To ensure the strength of the timing belt, an attempt is made to broaden its sectional shape. However, since there is a restriction to the layout of the engine room, increases in the belt width and thickness pose many problems, and the improvement of the material is also limited. To exclude the resonance frequency from the normal revolution speed range, it is also attempted to use, say, an idler pulley in setting the string vibration interval of the timing belt at a relatively small value. However, exclusion of the resonance frequency from the normal revolution speed range is actually often difficult.
Under these circumstances, a belt drive device capable of dealing with the increase in the belt load on the timing belt is desired.

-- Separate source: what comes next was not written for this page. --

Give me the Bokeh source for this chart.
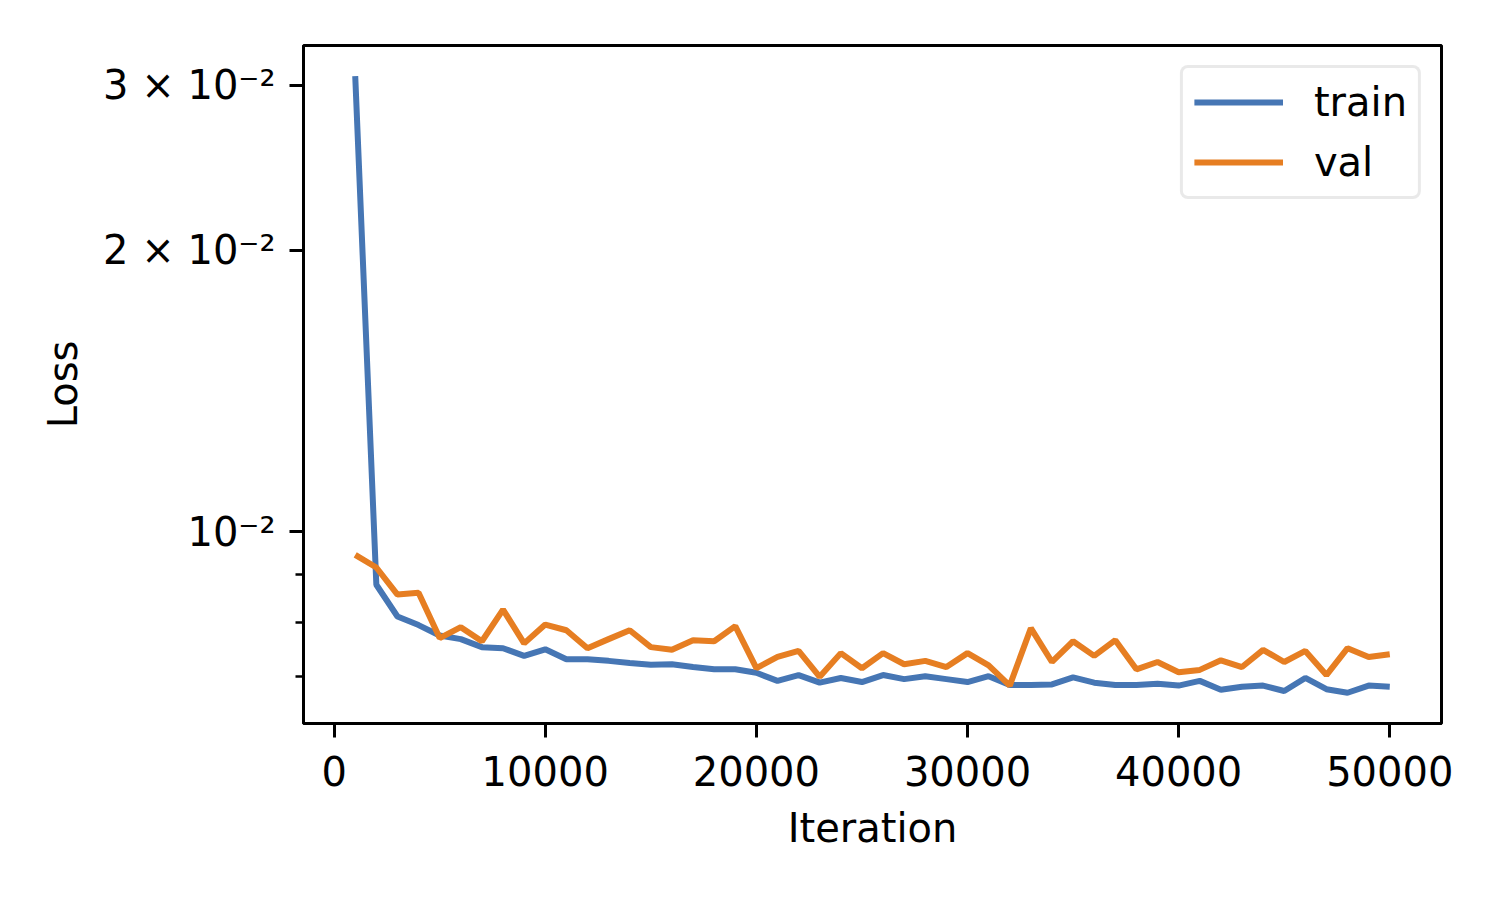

In a belt drive device as illustrated in FIG. 9, it may be tried to deal with the increase in the load on the timing belt without decreasing the durability of the timing belt. In this case, it is necessary to increase the belt width, etc., but a restriction is imposed on the layout, as stated above.
The belt drive device disclosed in Japanese Laid-Open Patent Publication No. 20950/87 also suppresses belt vibrations by the dynamic damper to reduce torque fluctuations which the camshaft undergoes. Truly, torque fluctuations of the camshaft can be decreased. However, if an engine accessory requiring a greater driving force, such as a fuel injection pump, is disposed in the revolution transmission system of the timing, the belt load on the timing belt on the tension side of the fuel injection pump increases. The belt load at resonance, in particular, sharply increases, posing the problem that full durability of the timing belt cannot be secured.
It is an object of the present invention to provide a belt drive device capable of ensuring the sufficient durability of a timing belt even when a plurality of engine accessories are mounted in the revolution transmission system of the timing belt.